-- begin Material --

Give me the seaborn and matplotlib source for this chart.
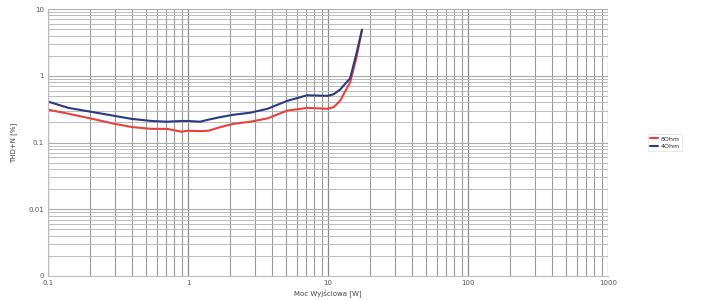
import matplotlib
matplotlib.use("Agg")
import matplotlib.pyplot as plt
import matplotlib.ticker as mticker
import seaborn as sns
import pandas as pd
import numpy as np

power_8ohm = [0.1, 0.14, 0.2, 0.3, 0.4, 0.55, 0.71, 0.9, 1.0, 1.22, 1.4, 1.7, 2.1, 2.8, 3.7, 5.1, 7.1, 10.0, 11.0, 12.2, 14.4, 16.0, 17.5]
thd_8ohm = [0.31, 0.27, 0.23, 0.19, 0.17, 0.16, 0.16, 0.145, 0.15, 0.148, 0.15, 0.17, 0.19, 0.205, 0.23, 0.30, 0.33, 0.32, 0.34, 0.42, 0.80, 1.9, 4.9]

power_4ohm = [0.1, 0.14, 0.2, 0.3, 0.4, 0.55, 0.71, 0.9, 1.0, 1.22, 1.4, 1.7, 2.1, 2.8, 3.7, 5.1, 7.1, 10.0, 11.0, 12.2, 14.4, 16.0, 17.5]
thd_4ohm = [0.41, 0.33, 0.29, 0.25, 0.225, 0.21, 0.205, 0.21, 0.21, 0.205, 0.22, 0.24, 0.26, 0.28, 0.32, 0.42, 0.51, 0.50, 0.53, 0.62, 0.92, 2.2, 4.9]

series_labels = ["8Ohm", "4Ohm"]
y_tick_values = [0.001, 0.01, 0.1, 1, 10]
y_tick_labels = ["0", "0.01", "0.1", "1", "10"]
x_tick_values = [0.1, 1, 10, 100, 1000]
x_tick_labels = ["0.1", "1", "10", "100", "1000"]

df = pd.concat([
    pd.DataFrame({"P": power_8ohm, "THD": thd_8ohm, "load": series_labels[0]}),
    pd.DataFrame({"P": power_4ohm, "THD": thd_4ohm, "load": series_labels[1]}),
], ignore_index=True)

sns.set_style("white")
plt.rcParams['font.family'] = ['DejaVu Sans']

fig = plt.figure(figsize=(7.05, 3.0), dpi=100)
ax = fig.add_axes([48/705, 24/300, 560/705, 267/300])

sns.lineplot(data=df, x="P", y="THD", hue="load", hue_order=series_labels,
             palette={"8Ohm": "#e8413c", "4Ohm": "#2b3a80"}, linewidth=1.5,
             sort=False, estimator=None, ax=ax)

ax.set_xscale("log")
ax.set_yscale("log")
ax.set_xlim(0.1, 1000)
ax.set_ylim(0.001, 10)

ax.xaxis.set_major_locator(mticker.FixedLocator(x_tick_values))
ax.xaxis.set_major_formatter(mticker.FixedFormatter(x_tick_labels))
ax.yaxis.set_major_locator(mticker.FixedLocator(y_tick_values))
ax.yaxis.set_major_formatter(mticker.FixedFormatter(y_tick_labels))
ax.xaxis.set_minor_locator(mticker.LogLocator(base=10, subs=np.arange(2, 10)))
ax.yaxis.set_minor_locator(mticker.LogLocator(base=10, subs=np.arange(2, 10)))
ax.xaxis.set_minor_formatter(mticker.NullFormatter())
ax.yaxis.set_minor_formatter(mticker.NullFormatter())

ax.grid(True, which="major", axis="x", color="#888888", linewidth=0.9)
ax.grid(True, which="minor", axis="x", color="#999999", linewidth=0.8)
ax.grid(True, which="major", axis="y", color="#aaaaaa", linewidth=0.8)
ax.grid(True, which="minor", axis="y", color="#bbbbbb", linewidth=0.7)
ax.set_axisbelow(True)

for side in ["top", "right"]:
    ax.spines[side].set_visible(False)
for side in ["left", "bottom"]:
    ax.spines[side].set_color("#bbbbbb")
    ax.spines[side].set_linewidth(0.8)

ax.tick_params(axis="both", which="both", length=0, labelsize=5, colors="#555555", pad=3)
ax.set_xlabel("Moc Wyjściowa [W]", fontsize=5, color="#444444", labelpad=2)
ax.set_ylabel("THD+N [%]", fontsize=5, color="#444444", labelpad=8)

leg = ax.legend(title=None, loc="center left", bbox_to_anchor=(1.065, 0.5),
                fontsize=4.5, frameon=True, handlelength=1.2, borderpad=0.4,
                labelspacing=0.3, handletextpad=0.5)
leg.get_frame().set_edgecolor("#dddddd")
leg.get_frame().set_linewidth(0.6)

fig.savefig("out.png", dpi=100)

-- end Material --

**Exercise directions:** Identify each line holding the string "seaborn", and copy it out.

**Written reply:**
Give me the seaborn and matplotlib source for this chart.
import seaborn as sns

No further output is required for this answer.